The report might also include a series of evidence-based recommendations to help provide greater stability to the lower leagues, everything from ownership structures to abolishing transfer fees to mandating some sort of luxury tax. The idea is to go beyond anecdote and try to get a sense of what the actual trends are, how they relate to increased TV revenues and digital streaming, and then find a way to mitigate the problem.
2. Increased fan ownership
This, too, may have to be government-mandated, but I think there are a lot of built-in positives to increasing the number of fan-owned clubs, or even perhaps going with exclusively fan-owned clubs below a certain tier, say League One, and then providing a path to single-owner transition (and greater wealth) as each moves up the pyramid.
For one, the supporters trust ownership model has a decent record of stability, particularly in Germany with the 50+1 rule. Fans of lower league clubs are more likely to be life-long supporters, and while they may be ambitious for their club to win, they are also more incentivized to make decisions with an eye to longer-term stability and doing what’s best for the local community.
Moreover, fan-owned clubs can offer overseas supporters something far more memorable than a shirt or even a streaming subscription, such as a stake in the actual team and a small but important role in its decision-making process. Considering the relatively small international pool of fans for lower league clubs, this seems like a particularly good option.
Though fan-ownership has hardly been a panacea in English football, as a model it has performed impressively considering it makes a small minority of teams, competing with more traditional ownership structures. And if enough clubs embrace the model, in conjunction with some sort of revenue sharing arrangement, it may have a deflationary effect on transfer spending, which will help provide greater solvency all around.
3. Greater involvement of EFL in providing knowledge and best practices to member clubs
It is incumbent on the EFL to receive the funding and resources to ensure its teams have the best possible means at their disposal to succeed, if not on the pitch, then on the ledger sheet.
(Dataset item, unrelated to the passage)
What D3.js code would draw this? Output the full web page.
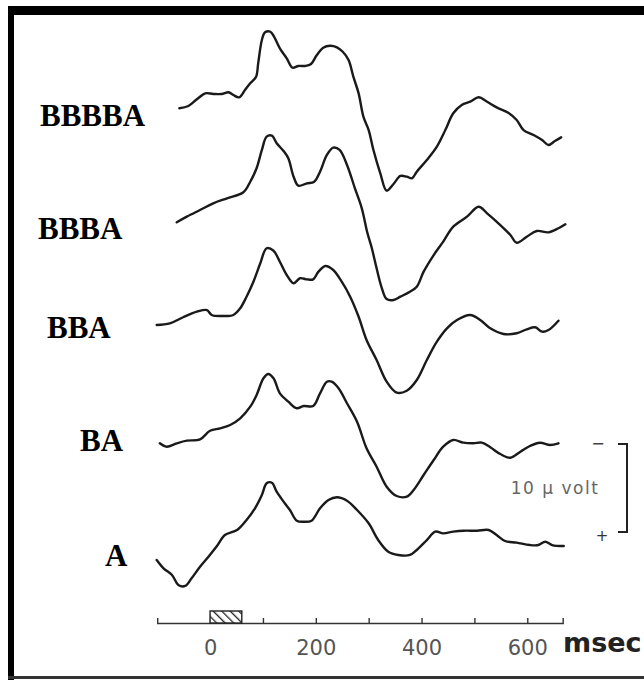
<!DOCTYPE html>
<html>
<head>
<meta charset="utf-8">
<script src="https://cdn.jsdelivr.net/npm/d3@7"></script>
<style>
  html, body { margin: 0; padding: 0; background: #fff; }
  svg { display: block; }
</style>
</head>
<body>
<script>
// Averaged evoked potentials to the final "A" stimulus after runs of "B" stimuli.
// Each trace: [time in ms, amplitude in µV] (negative up).
const conditions = ["BBBBA", "BBBA", "BBA", "BA", "A"];

const traceBBBBA = [
  [-58, 0], [-41, -0.26], [-25, -1.02], [-9, -1.70], [6, -1.63], [22, -1.63], [35, -1.82],
  [44, -1.51], [55, -1.25], [66, -2.08], [76, -2.84], [87, -3.59], [91, -5.11], [98, -7.76],
  [104, -8.64], [114, -8.70], [121, -8.14], [132, -6.82], [145, -5.68], [156, -4.61],
  [167, -4.81], [180, -4.81], [191, -5.03], [202, -6.06], [214, -6.89], [227, -7.11],
  [240, -6.93], [251, -6.43], [262, -5.49], [271, -3.59], [281, -1.70], [290, 0.95],
  [300, 2.47], [309, 4.74], [322, 7.39], [334, 9.36], [347, 8.60], [360, 7.69], [372, 7.77],
  [382, 7.95], [391, 7.20], [410, 5.88], [429, 4.36], [445, 2.47], [460, 0.57], [476, -0.38],
  [492, -0.75], [508, -1.25], [524, -0.75], [542, -0.11], [564, 0.50], [580, 1.33],
  [593, 2.47], [612, 3.03], [628, 3.60], [640, 4.17], [653, 3.68], [664, 3.30]
];

const traceBBBA = [
  [-63, 0], [-44, -0.64], [-19, -1.40], [6, -2.16], [32, -2.73], [63, -3.41], [76, -4.61],
  [88, -6.14], [98, -8.22], [107, -9.73], [117, -9.84], [126, -8.98], [139, -8.10],
  [148, -7.27], [158, -5.18], [167, -4.16], [183, -4.43], [197, -4.61], [208, -5.75],
  [221, -7.65], [233, -8.48], [245, -8.22], [259, -6.52], [274, -3.86], [287, -1.59],
  [297, 1.07], [306, 2.95], [315, 5.23], [325, 7.50], [334, 8.72], [347, 8.83], [360, 8.45],
  [378, 7.89], [391, 7.32], [404, 5.61], [423, 3.72], [441, 2.20], [460, 0.50], [486, -0.64],
  [508, -1.77], [524, -1.02], [549, 0.31], [568, 1.44], [580, 2.32], [599, 1.64],
  [618, 0.99], [640, 1.14], [659, 0.68], [672, 0.23]
];

const traceBBA = [
  [-101, 0], [-76, -0.19], [-51, -0.88], [-25, -1.51], [-6, -1.70], [3, -1.14], [22, -1.02],
  [44, -1.14], [57, -1.90], [69, -3.22], [82, -4.92], [95, -7.01], [107, -8.72], [120, -8.44],
  [132, -7.19], [145, -5.68], [158, -4.74], [170, -5.31], [183, -5.19], [195, -5.19],
  [205, -6.06], [218, -6.70], [233, -6.25], [249, -4.92], [265, -3.22], [281, -0.94],
  [296, 1.70], [315, 3.98], [334, 6.44], [353, 7.69], [372, 7.47], [391, 6.25], [410, 3.98],
  [429, 1.90], [448, 0.38], [467, -0.57], [492, -1.14], [511, -0.57], [530, 0.38],
  [555, 1.02], [580, 0.94], [599, 0.49], [615, 0.26], [628, 0.76], [640, 0.57], [659, -0.49]
];

const traceBA = [
  [-95, 0], [-82, 0.39], [-63, 0], [-44, -0.30], [-19, -0.45], [0, -1.43], [19, -1.70],
  [38, -2.08], [57, -2.84], [76, -4.16], [88, -5.49], [101, -7.39], [110, -7.88],
  [120, -7.39], [132, -5.68], [148, -4.73], [164, -3.98], [177, -4.24], [195, -4.24],
  [208, -5.68], [221, -7.00], [230, -7.00], [243, -6.25], [259, -4.55], [278, -2.45],
  [296, 0.57], [315, 2.66], [334, 4.93], [353, 5.99], [372, 6.07], [385, 5.31], [404, 3.60],
  [423, 1.90], [441, 0.39], [460, -0.38], [479, -0.07], [498, 0], [514, -0.07], [530, 0.45],
  [549, 1.22], [568, 1.64], [587, 0.95], [605, 0.31], [624, -0.07], [643, 0.19], [659, 0]
];

const traceA = [
  [-101, 0], [-88, 0.94], [-72, 1.70], [-60, 2.84], [-47, 2.95], [-35, 2.08], [-19, 0.76],
  [-3, -0.38], [13, -1.59], [28, -2.84], [51, -3.41], [69, -4.55], [85, -5.88], [98, -7.39],
  [107, -8.72], [117, -8.78], [126, -7.76], [139, -6.63], [151, -5.68], [164, -4.47],
  [177, -4.35], [192, -4.47], [208, -5.88], [224, -6.82], [240, -7.13], [259, -6.74],
  [278, -5.68], [300, -4.17], [318, -2.27], [337, -0.94], [356, -0.57], [378, -0.57],
  [391, -1.14], [410, -2.27], [426, -3.22], [441, -3.03], [460, -3.22], [479, -3.33],
  [505, -3.33], [527, -3.41], [542, -2.84], [558, -2.16], [580, -1.97], [605, -1.70],
  [621, -1.70], [634, -2.08], [647, -1.70], [669, -1.59]
];

const traces = [traceBBBBA, traceBBBA, traceBBA, traceBA, traceA];

// Time axis
const timeDomain = [-100, 667];
const tickTimes = [0, 100, 200, 300, 400, 500, 600];
const labelTimes = [0, 200, 400, 600];
const stimulus = [0, 60];      // stimulus duration, ms
const calibration = 10;        // µV

// ---- layout ----
const W = 644, H = 682;
const axisY = 623;
const rowBase = [108.3, 222.3, 325, 443.3, 560];     // baseline of each trace
const labelPos = [[40, 126], [38, 239], [47, 338], [80, 451], [105, 566]];
const pxPerMicroVolt = 8.8;

const svg = d3.select("body").append("svg")
  .attr("width", W).attr("height", H);

// frame
svg.append("rect").attr("x", 8).attr("y", 6).attr("width", W - 8).attr("height", 9).attr("fill", "#000");
svg.append("rect").attr("x", 8).attr("y", 6).attr("width", 6).attr("height", 674).attr("fill", "#000");
svg.append("rect").attr("x", 8).attr("y", 676).attr("width", W - 8).attr("height", 3).attr("fill", "#333");

const x = d3.scaleLinear().domain(timeDomain).range([157.2, 562.7]);
const amp = d3.scaleLinear().domain([0, 1]).range([0, pxPerMicroVolt]);

const line = d3.line()
  .x(d => x(d[0]))
  .curve(d3.curveCatmullRom.alpha(0.5));

traces.forEach((tr, i) => {
  line.y(d => rowBase[i] + amp(d[1]));
  svg.append("path")
    .attr("d", line(tr))
    .attr("fill", "none")
    .attr("stroke", "#1a1a1a")
    .attr("stroke-width", 2.4)
    .attr("stroke-linejoin", "round")
    .attr("stroke-linecap", "round");
});

// condition labels
svg.selectAll("text.cond").data(conditions).enter().append("text")
  .attr("class", "cond")
  .attr("x", (d, i) => labelPos[i][0])
  .attr("y", (d, i) => labelPos[i][1])
  .attr("font-family", "Liberation Serif, Times New Roman, serif")
  .attr("font-weight", "bold")
  .attr("font-size", 31)
  .attr("fill", "#000")
  .text(d => d);

// time axis (ticks pointing up)
const axis = d3.axisBottom(x)
  .tickValues(tickTimes)
  .tickSizeInner(-5)
  .tickSizeOuter(-5)
  .tickPadding(17)
  .tickFormat(d => labelTimes.includes(d) ? d3.format("d")(d) : "");

const gAxis = svg.append("g").attr("transform", `translate(0,${axisY})`).call(axis);
gAxis.select(".domain").attr("stroke", "#333").attr("stroke-width", 1.4);
gAxis.selectAll(".tick line").attr("stroke", "#333").attr("stroke-width", 1.4);
gAxis.selectAll(".tick text")
  .attr("font-family", "DejaVu Sans, sans-serif")
  .attr("font-size", 21)
  .attr("fill", "#555");

// stimulus marker
const defs = svg.append("defs");
const pat = defs.append("pattern")
  .attr("id", "hatch").attr("patternUnits", "userSpaceOnUse")
  .attr("width", 6).attr("height", 6)
  .attr("patternTransform", "rotate(-45)");
pat.append("rect").attr("width", 6).attr("height", 6).attr("fill", "#fff");
pat.append("line").attr("x1", 0).attr("y1", 0).attr("x2", 0).attr("y2", 6)
  .attr("stroke", "#222").attr("stroke-width", 2.6);

svg.append("rect")
  .attr("x", x(stimulus[0])).attr("y", axisY - 12)
  .attr("width", x(stimulus[1]) - x(stimulus[0])).attr("height", 12)
  .attr("fill", "url(#hatch)")
  .attr("stroke", "#222").attr("stroke-width", 1.4);

svg.append("text")
  .attr("x", 563).attr("y", 652)
  .attr("font-family", "DejaVu Sans, sans-serif")
  .attr("font-weight", "bold")
  .attr("font-size", 27)
  .attr("fill", "#222")
  .text("msec");

// calibration bar: 10 µV, negative up
const calTop = 444;
const calBot = calTop + amp(calibration);
const calX = 627;
const cal = svg.append("g").attr("stroke", "#222").attr("stroke-width", 2).attr("fill", "none");
cal.append("path").attr("d", `M${calX - 9},${calTop} H${calX} V${calBot} H${calX - 9}`);

svg.append("text").attr("x", 598).attr("y", calTop + 5)
  .attr("text-anchor", "middle").attr("font-family", "DejaVu Sans, sans-serif")
  .attr("font-size", 16).attr("fill", "#444").text("\u2212");
svg.append("text").attr("x", 602).attr("y", calBot + 9)
  .attr("text-anchor", "middle").attr("font-family", "DejaVu Sans, sans-serif")
  .attr("font-size", 15).attr("fill", "#333").text("+");
svg.append("text").attr("x", 555).attr("y", (calTop + calBot) / 2 + 6)
  .attr("text-anchor", "middle").attr("font-family", "DejaVu Sans, sans-serif")
  .attr("font-size", 17).attr("letter-spacing", 1.5).attr("fill", "#666")
  .text("10 \u03bc volt");
</script>
</body>
</html>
Practically, three teams will always have to finish bottom, so this is not meant to be a cure-all for losing. Rather, the point is to provide clubs wide-ranging access to effective knowledge resources—perhaps best practices in club governance structures, free access to an international player database, and evidence-based advice on commercial practices, everything from increasing ticket sales to social media.
This might necessitate the EFL working with football consultancies and data analytics firms to help provide documents and resources with an eye to preventing the club from making devastating short-term decisions. If this seems all rather Soviet to you, fine, but this alone will help mitigate the short-termism that drives clubs to spend big on a chance at glory, only to fall more deeply into the red. It would also provide greater justification for the not-always-popular FFP rules.
Interesting reads this week
Some stuff I read and wanted to tweet about but can’t because I’m not on Twitter anymore:
This is a very inside baseball and very interesting take from Bryan Curtis on the embargo rules and problems with team access that persist in British football. Some have pointed out this isn’t merely about match reports; the chill effect has arguably led to fewer breaking news stories and exposes on the country’s biggest clubs, which can’t be good for anyone.
A cracking story from the New Yorker on the man behind the Football Leaks dumps.
This is a good NYT column on Ian Graham and Liverpool, although as a few friends have pointed out, it doesn’t seem on the surface like their data department is doing anything particularly revolutionary.